Kraus, who dubbed the right whale the “urban whale” in a 2007 book edited with Rolland, believes the whales are struggling to survive in an “industrialized ocean.” They are buffeted by pollutants carried into the sea by North America’s eastern rivers and assaulted by an acoustic din of ships, underwater drilling, seismic testing, and even naval explosive testing.
“It could be their food. It could be cumulative – being in the tailpipe of the East Coast with pharmaceutical pollution, oil runoff, pesticides in the water, and this accumulating noise,” he says of the whales’ woes. “You won’t see the end results of this kind of activity until many years after they have just faded away.”
Sitting in the communal kitchen of the researchers’ Lubec house, under a large portrait of Admiral painted on the wall, Kraus insists he is not sentimental about the animals.
“You are not, like Jane Goodall, sitting with the chimps in the forest for days on end,” he says. “You don’t have personal interaction with them.

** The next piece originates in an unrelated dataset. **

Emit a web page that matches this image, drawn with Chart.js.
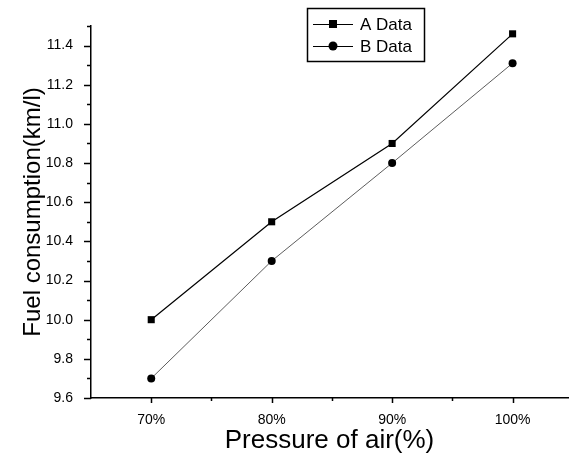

They live in a world that is alien to us.”
But he says some researchers have stopped helping with the necropsy that is done on washed-up dead whales to determine the cause of death. “Every time we went to a dead whale on the beach it was somebody we knew,” Kraus says.
He sees the right whale as a valuable indicator of the vitality of oceans and a good “poster whale” for the environment.
“People love whales. We can use charismatic megafauna to get people to understand that you don’t just save the animals, you save the home of the animal,” he says. “If you don’t save the home, there won’t be any animals.”